My main guidance-writing problem is the assumption that if the CAZ has less than 50 cubic feet of volume per 1000 BTUH, that the combustion appliances necessarily have a combustion-air problem. NFPA 54 and the IRC have the same convoluted procedure to tell you where to put the holes and how big to make them. This procedure doesn’t work because the combustion-air problem isn’t verified and probably doesn’t exist. However, folks are cutting holes to indoor and outdoor spaces based on this guidance daily.
Tom Andrews and I agree that 1) combustion air problems are rare and that 2) insufficient make-up air and depressurization are more common problems. The challenge between Tom Andrews and me is finding a procedure we can agree on.
If make-up air is the main problem, then what is the procedure for verifying that problem and solving it? We may have created the problem by air-sealing the building shell. Do we now cut an expensive hole to provide make-up air?
From Paul Francisco to Thom Knoll and the blog via email:
Here is my view. I am not sure if this is different from Tom Andrews’ view.
If there is a problem simply because of the level of exhaust (which is what I believe Tom is referring to), then increasing the connection of the CAZ to the rest of the house does not help unless the exhaust is in the CAZ. Also, simply adding a hole to outside is not a good idea. In that case, isolating the CAZ from the rest of the building and providing dedicated combustion air from outdoors does make sense, and is something that I have recommended in the past.
Now, let’s look at a different case. You have a water heater in a basement. The dryer is in the basement. With the basement (CAZ) door closed the dryer backdrafts the water heater. When the CAZ door is opened there is no problem. In this case I think it makes sense to add connection between the basement and the house. For one, it is a lot cheaper. Truly isolating the basement from the house can be extremely time-consuming and expensive and it will save virtually no energy. You will also need to insulate the basement ceiling. If you add a sufficient connection to the house you have not had to punch any leaks in the house. Basements are typically considered part of the conditioned space, even if they do not have registers supplying conditioned air directly to the space. If having two parts of the conditioned space communicating with each other avoids a spillage problem, I think that is better than trying to separate off one part of the conditioned space and punching a hole. Keep in mind that a hole from outside to a basement will be at the highest stack pressure point, so it will allow the most air in when the appliance is off.

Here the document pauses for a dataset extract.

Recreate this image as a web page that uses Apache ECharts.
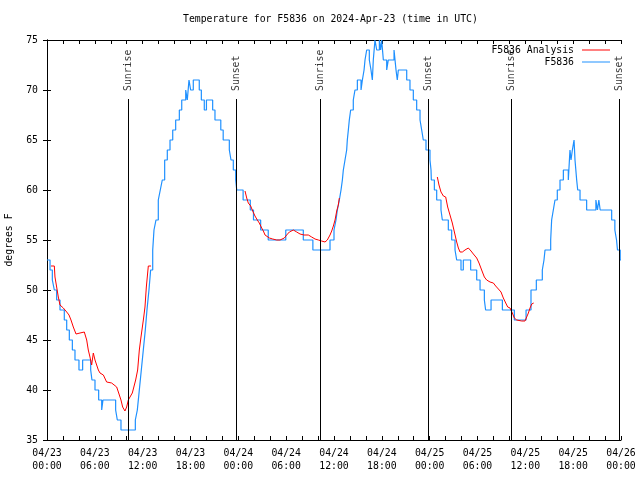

So, in my view the answer depends on the situation. But let me frame it one more way, in the form of a question. If you had an appliance that was performing fine, without isolating it and adding a hole to outside, would you isolate it and add a hole to outside? If the answer is no, then why wouldn’t you create the same condition when there is a spillage issue, if it is reasonable and works?
From Tom Andrews to Thom Knoll, Paul Francisco, and myself.
Just for clarification, I don’t have a problem with attaching a CAZ to the house if it will fix a depressurization problem – like pressure relieving a utility room to the house if the water heater does not work when the dryer is on. If the problem is an issue with exhaust throughout the home, then, obviously attaching the CAZ to the house doesn’t fix anything. The other thing I have been speaking about is the addition of a hole to the outside to provide make-up air. That is not realistic. Often, the best options are to isolate the CAZ and provide combustion/ventilation to the space or replace the appliances.
I think we are similar in our thinking.